I read something today that really made sense to me. I'm doing the 52 Weight Loss Missions (an ipad app) and in Mission 4, it quotes Geneen Roth, who is apparently a women-food guru. The thought was this:
For every diet there is an equal and opposite binge.
I know, right?? It was like an "AHA!" moment for me. Every time I try to diet, I fail. And I think the reason is another thing said in Mission 4:
psycological self-abuse
This hits home, too! Think about it. It's an abusive cycle when you try and "diet." You do well, your body feels deprived, you can't do anything but think of food, you binge, you feel defeated, you berate yourself, feel disgusted with yourself and then try and start over again, perhaps this time being even more strict, which would lead to an even worse (and equal/opposite) binge.

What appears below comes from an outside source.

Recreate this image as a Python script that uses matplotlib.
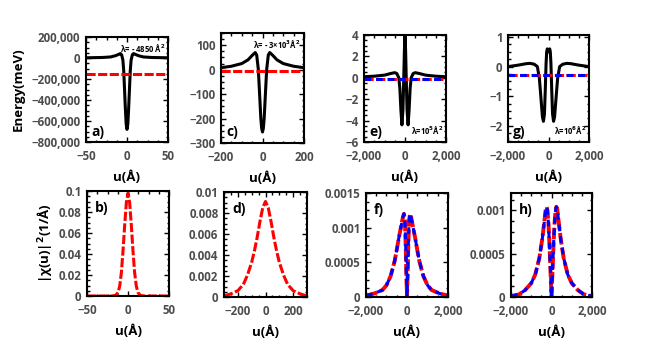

No wonder dieting doesn't work!
I think I have to recommend this 52 Weight Loss Missions to everyone. I'm finding it to be a refreshing look at this whole process. Some really good ideas. Really motivating.

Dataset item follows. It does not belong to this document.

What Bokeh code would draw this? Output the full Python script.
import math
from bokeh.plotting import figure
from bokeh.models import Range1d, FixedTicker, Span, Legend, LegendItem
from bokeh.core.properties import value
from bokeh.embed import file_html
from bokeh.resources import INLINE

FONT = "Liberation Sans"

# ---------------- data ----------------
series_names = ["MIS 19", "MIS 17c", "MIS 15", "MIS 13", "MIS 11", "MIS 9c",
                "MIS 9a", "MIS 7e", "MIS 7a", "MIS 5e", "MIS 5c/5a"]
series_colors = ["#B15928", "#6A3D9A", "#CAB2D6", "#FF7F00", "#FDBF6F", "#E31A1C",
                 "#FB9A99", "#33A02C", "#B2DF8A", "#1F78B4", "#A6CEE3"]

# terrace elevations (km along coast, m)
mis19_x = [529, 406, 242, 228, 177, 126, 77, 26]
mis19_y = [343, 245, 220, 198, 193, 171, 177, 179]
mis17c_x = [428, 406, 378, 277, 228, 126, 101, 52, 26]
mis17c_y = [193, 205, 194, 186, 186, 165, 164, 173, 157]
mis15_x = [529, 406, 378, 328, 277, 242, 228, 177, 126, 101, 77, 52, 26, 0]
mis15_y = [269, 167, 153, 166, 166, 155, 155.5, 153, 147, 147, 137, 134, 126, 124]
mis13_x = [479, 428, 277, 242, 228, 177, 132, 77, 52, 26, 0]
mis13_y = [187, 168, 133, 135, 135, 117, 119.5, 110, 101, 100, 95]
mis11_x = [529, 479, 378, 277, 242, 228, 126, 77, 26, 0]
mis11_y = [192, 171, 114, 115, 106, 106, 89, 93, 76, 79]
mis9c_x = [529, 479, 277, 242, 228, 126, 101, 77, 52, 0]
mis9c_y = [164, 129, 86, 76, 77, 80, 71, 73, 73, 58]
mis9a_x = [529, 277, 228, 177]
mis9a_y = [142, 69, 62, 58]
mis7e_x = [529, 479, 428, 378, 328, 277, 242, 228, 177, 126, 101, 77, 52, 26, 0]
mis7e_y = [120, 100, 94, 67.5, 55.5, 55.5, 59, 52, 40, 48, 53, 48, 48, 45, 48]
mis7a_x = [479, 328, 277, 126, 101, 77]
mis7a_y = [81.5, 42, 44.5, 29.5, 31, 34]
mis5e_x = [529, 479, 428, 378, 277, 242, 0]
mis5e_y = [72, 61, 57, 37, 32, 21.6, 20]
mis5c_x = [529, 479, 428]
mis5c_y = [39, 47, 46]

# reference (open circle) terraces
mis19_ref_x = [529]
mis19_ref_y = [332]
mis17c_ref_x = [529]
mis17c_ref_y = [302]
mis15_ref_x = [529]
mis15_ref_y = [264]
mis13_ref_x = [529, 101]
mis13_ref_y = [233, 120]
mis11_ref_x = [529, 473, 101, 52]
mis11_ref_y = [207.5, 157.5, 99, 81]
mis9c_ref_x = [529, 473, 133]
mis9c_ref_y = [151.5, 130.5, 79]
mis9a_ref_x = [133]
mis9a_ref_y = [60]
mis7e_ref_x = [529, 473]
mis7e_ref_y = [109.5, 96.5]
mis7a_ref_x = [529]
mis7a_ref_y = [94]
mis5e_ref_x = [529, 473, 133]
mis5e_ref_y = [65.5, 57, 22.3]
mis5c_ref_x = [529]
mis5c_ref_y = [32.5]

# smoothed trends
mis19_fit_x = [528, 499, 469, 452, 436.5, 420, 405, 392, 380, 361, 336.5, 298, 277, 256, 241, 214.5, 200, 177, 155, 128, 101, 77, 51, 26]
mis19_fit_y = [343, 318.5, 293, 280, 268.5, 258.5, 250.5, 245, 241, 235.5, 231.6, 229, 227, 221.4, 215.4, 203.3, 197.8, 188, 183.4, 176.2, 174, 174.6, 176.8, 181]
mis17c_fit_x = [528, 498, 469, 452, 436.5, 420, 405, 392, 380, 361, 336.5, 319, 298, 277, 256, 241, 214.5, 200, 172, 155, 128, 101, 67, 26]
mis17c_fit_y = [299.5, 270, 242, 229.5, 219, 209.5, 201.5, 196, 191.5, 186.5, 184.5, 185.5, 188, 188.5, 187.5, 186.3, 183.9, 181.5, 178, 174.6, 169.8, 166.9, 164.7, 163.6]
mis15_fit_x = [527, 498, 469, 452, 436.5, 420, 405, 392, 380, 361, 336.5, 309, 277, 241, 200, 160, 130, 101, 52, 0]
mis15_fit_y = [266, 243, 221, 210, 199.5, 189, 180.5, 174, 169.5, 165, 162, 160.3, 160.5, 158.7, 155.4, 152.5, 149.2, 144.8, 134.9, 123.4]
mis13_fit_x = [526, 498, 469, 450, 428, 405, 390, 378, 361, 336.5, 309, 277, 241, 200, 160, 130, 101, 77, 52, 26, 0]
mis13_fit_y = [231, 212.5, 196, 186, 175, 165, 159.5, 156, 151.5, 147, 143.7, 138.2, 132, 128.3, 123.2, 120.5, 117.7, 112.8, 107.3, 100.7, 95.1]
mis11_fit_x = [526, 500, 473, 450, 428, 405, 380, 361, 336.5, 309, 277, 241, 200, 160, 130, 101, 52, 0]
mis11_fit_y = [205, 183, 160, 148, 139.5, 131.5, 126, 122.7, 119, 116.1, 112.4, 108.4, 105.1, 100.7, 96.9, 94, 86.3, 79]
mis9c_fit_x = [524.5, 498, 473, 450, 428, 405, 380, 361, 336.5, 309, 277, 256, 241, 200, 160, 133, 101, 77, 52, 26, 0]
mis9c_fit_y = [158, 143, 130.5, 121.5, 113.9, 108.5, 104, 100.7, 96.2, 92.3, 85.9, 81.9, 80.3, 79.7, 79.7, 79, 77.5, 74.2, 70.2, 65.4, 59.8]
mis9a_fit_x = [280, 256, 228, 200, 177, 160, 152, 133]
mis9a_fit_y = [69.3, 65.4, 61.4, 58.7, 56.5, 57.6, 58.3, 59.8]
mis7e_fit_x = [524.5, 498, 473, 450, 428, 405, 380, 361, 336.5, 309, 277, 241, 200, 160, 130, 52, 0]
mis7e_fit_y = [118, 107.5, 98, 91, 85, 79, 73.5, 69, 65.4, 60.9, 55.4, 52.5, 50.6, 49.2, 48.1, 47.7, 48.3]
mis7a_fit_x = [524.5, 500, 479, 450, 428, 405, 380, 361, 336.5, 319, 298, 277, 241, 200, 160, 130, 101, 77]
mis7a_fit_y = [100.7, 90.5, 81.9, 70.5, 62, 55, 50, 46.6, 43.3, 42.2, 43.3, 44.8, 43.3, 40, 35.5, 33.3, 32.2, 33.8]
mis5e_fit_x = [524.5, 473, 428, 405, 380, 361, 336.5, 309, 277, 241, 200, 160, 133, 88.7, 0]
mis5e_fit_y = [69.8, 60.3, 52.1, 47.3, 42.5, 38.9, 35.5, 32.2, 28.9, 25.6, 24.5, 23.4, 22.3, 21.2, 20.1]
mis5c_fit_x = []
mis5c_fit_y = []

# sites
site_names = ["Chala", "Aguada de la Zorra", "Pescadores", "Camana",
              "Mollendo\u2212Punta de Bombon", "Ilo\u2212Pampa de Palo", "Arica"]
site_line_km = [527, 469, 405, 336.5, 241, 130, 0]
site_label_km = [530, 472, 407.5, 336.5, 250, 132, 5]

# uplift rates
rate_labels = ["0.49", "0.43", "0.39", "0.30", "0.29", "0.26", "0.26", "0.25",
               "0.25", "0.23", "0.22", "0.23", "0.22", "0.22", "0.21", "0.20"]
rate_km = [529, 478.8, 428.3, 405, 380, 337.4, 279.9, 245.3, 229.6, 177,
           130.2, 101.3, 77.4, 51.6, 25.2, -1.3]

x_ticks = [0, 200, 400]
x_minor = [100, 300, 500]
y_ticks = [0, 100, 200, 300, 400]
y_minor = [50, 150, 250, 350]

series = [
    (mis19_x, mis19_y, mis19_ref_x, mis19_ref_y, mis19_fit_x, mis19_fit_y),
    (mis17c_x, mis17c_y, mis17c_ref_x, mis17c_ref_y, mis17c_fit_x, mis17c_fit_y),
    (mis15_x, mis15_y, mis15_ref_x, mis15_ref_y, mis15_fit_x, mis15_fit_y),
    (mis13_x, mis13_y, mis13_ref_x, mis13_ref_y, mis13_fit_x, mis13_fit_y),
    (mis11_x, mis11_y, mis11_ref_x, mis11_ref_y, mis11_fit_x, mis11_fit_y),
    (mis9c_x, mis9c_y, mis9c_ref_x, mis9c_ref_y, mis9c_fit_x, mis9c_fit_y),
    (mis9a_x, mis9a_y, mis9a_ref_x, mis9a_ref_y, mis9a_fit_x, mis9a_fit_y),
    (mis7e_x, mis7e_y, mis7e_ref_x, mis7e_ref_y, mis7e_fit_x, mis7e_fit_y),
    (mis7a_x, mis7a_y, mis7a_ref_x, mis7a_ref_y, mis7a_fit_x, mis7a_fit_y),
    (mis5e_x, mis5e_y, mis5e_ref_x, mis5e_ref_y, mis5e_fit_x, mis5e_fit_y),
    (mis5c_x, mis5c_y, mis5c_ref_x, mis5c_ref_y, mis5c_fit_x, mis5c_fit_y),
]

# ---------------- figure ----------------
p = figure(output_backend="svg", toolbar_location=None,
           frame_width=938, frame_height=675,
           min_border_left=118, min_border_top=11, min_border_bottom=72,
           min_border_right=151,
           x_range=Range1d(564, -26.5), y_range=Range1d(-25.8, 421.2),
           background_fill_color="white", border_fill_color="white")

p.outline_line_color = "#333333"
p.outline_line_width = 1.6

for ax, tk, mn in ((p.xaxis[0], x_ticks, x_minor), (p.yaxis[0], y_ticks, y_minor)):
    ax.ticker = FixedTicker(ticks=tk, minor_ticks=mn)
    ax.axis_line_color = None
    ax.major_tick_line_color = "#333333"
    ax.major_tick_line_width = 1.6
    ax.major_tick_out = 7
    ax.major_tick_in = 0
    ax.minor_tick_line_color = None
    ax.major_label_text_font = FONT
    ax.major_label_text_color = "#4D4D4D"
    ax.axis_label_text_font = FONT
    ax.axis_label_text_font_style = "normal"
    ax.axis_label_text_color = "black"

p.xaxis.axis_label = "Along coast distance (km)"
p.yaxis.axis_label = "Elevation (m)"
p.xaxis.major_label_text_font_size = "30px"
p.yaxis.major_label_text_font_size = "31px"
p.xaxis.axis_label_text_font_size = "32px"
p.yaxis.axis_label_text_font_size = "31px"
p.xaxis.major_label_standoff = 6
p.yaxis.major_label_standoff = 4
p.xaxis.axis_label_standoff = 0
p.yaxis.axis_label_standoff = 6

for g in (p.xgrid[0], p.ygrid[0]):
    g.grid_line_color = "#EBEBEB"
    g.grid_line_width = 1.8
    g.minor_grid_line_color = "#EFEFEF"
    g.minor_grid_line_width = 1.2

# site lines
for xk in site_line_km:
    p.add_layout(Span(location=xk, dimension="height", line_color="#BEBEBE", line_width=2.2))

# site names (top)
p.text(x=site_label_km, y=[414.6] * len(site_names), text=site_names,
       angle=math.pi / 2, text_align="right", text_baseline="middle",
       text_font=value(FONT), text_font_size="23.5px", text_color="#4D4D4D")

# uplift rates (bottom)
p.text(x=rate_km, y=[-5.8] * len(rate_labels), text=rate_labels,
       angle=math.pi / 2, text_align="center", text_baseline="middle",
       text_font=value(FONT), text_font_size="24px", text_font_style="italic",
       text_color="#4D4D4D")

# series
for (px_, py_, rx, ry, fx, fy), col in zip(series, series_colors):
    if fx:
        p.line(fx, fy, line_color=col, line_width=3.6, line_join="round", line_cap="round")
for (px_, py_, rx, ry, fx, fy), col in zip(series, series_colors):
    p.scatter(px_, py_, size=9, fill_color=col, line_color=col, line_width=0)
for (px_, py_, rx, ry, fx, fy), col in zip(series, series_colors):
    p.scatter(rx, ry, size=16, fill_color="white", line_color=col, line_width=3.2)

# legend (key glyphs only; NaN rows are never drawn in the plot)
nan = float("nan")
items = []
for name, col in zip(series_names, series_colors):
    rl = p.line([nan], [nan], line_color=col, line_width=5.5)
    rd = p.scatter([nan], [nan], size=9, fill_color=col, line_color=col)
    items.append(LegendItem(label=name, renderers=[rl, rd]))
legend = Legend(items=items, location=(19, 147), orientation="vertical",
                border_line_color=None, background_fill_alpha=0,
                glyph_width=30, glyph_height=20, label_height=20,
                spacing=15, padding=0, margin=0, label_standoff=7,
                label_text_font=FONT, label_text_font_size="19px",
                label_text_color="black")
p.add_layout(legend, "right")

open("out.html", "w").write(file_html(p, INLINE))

So, bottom line is, I can't really DIET. I need to think about what I eat, but I can't starve myself or make things so restricting that I fail. Again.
Of course, I realize this means I'm not going to lose the weight like I do when I go on a fad diet. Those work to a degree over a very short time period, but again, the opposite binge happens to undo it all. So rather than fast and furious, I need to take it slow and steady. Which means I shouldn't get upset by the slowness of it.

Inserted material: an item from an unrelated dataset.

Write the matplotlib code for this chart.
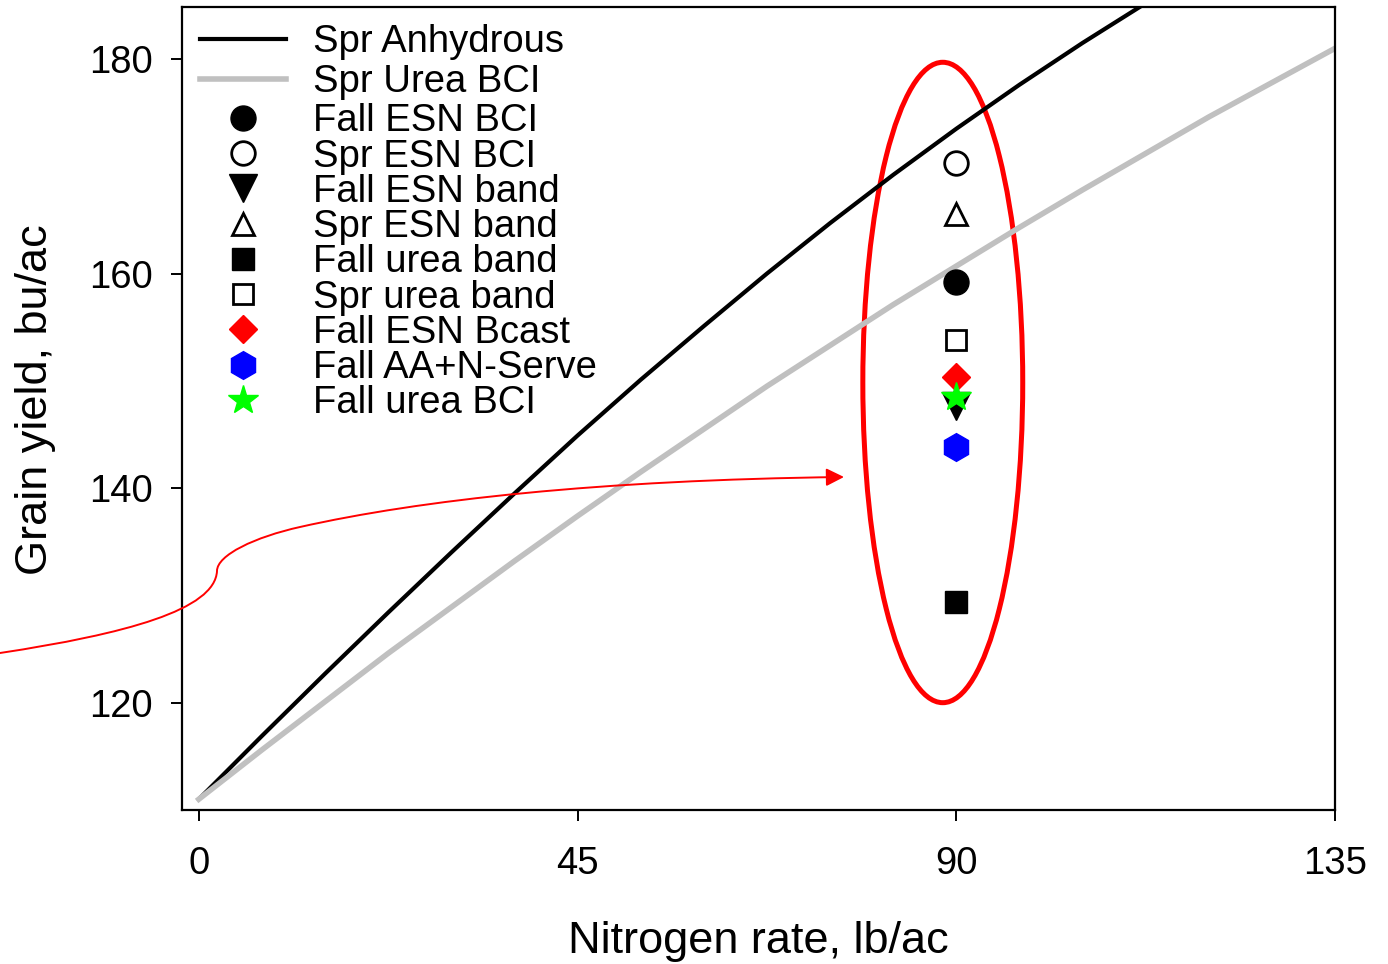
import matplotlib
matplotlib.use("Agg")
import matplotlib.pyplot as plt
from matplotlib.patches import Ellipse, FancyArrowPatch
from matplotlib.path import Path

plt.rcParams['font.family'] = ['Liberation Sans', 'DejaVu Sans']

# response curves
n_rate = [0, 7.5, 15, 22.5, 30, 37.5, 45, 52.5, 60, 67.5, 75, 82.5, 90,
          97.5, 105, 112.5, 120, 127.5, 135]
spr_anhydrous = [111.0, 116.9, 122.7, 128.4, 134.0, 139.5, 144.9, 150.1, 155.1,
                 160.0, 164.7, 169.2, 173.5, 177.6, 181.5, 185.2, 188.7, 192.0, 195.1]
spr_urea_bci = [111.0, 115.6, 120.1, 124.6, 128.9, 133.2, 137.4, 141.5, 145.5,
                149.5, 153.3, 157.1, 160.7, 164.3, 167.8, 171.2, 174.6, 177.8, 181.0]

# treatment means at 90 lb N/ac
trt_rate = 90
trt_names = ["Fall ESN BCI", "Spr ESN BCI", "Fall ESN band", "Spr ESN band",
             "Fall urea band", "Spr urea band", "Fall ESN Bcast",
             "Fall AA+N-Serve", "Fall urea BCI"]
trt_yield = [159.2, 170.35, 147.65, 165.6, 129.4, 153.8, 150.35, 143.85, 148.45]

# marker style per treatment: (marker, size, face, edge, edge width)
trt_style = [("o", 18, "black", "black", 1),
             ("o", 17, "white", "black", 2),
             ("v", 20, "black", "black", 1),
             ("^", 16, "white", "black", 2),
             ("s", 16, "black", "black", 1),
             ("s", 15, "white", "black", 2),
             ("D", 14.5, "red", "red", 1),
             ("h", 20, "blue", "blue", 1),
             ("*", 22, "#00ff00", "#00ff00", 1)]

fig = plt.figure(figsize=(13.88, 9.64), dpi=100)
ax = fig.add_axes([0.1311, 0.1598, 0.8307, 0.8329])

line_handles = []
line_handles += ax.plot(n_rate, spr_anhydrous, color="black", lw=3.0, label="Spr Anhydrous")
line_handles += ax.plot(n_rate, spr_urea_bci, color="#c0c0c0", lw=4.0, label="Spr Urea BCI")

pt_handles = []
for name, yv, (m, ms, fc, ec, mew) in zip(trt_names, trt_yield, trt_style):
    pt_handles += ax.plot([trt_rate], [yv], linestyle="none", marker=m, ms=ms,
                          mfc=fc, mec=ec, mew=mew, label=name)

ax.add_patch(Ellipse((88.4, 149.85), 19.0, 59.7, fill=False, ec="red", lw=3.6))

ax.set_xlim(-2, 135)
ax.set_ylim(110, 184.85)
ax.set_xticks([0, 45, 90, 135])
ax.set_yticks([120, 140, 160, 180])
for s in ax.spines.values():
    s.set_linewidth(1.6)
ax.tick_params(direction="out", length=8, width=1.4, labelsize=27.5)
ax.tick_params(axis="x", pad=18)
ax.tick_params(axis="y", pad=13)

ax.set_xlabel("Nitrogen rate, lb/ac", fontsize=32.5)
ax.set_ylabel("Grain yield, bu/ac", fontsize=32.5)
ax.xaxis.set_label_coords(0.5, -0.1387)
ax.yaxis.set_label_coords(-0.109, 0.511)

leg_kw = dict(loc="upper left", frameon=False, fontsize=27.5, handlelength=2.25,
              handletextpad=0.7, borderpad=0, borderaxespad=0)
leg1 = ax.legend(handles=line_handles, bbox_to_anchor=(0.0156, 0.9785),
                 labelspacing=0.1, **leg_kw)
ax.add_artist(leg1)
ax.legend(handles=pt_handles, bbox_to_anchor=(0.0156, 0.880),
          labelspacing=-0.02, **leg_kw)

# red pointer arrow, drawn in figure pixels
W, H = 1388, 964
pts = [(0, 653), (125, 634), (215, 610), (217, 571),
       (217, 555), (255, 537), (300, 527),
       (420, 500), (600, 480), (844, 477)]
codes = [Path.MOVETO] + [Path.CURVE4] * 9
verts = [(x / W, 1 - y / H) for x, y in pts]
arrow = FancyArrowPatch(path=Path(verts, codes), transform=fig.transFigure,
                        arrowstyle="-|>", mutation_scale=27, color="red", lw=1.4)
fig.add_artist(arrow)

fig.savefig("out.png", dpi=100)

I will, of course, get upset by the slowness of it. But that's what this blog is for. A daily motivational reminder of what I'm doing, how I 'm doing, and a tool to get me through those "down" times.
Today I feel pretty good. This morning already fell apart in my plans, but with a family of four kids, three dogs, two cats and a hubby, this is bound to happen. I got up and rode, but one daughter needed a shower early this morning (and chose our shower ... why? I have no idea) so I wasn't able to have my quiet meditation time after my bike ride or get in the shower afterwards (no hot water). But, that's okay. I still got my bike ride in. I can be fluid. I can work around these things. I do miss my mediation, which is interesting because I didn't realize how much it was doing for me, so really, maybe it was a good thing, this disruption, because it has shown me that the meditation is another tool that seems to be working for me.
So, I feel good. My muscles all ache in a good way. I went up on weight yesterday on the bowflex. My leg muscles are feeling the bike. I haven't gotten on the scale, but I feel good. And I'm not supposed to focuse on the weight aspect anyway. So feeling good is a good thing!
This is how I feel today:
And this:
So ... off to do the rest of my day!